= Partyflock =

Partyflock is a Dutch virtual community for people interested in house music and other electronic dance music. Since 2001, Partyflock has evolved into the biggest online community for the dance scene in the Netherlands, with over 400 thousand members and 500 million page views a month.

== History ==
In 2001 Partyflock was started by Thomas van Gulick, then a student at the University of Twente. The University of Twente and Studenten Net Twente stimulated the growth of the site by allowing it to generate large amounts of web traffic as long as the site had no commercial goals. After Thomas’s graduation, Partyflock left the campus grounds and became an independent website.

Until March 2005 Partyflock was run entirely by volunteers. All computer hardware was paid for by member donations.

In February 2006 Partyflock counted 403,754 active members and on a monthly basis around one and a half million people visit the site. The site generates around 500 million page views per month.

In February 2007 Partyflock hosted a large indoor dance festival in the Gelredome in Arnhem to celebrate its fifth anniversary. Over 19,000 members attended "Flockers," as the festival was called.

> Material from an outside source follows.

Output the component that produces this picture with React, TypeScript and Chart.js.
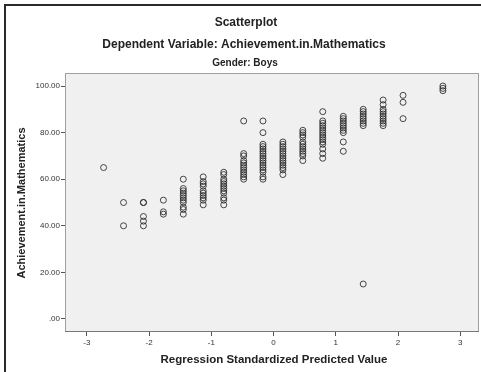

Important elements of the website are the news section, a calendar with party dates for over 23,500 artists, 4,525 locations and 2,200 organizations; a photo section with over 400,000 party pictures, and an interactive forum on which a variety of topics are discussed that are of interest to Partyflock’s members. Subjects include music, new releases, parties, artists and clubs; and also sports, health, relationships and current affairs. Partyflock also has a sub-forum where English speaking members can post.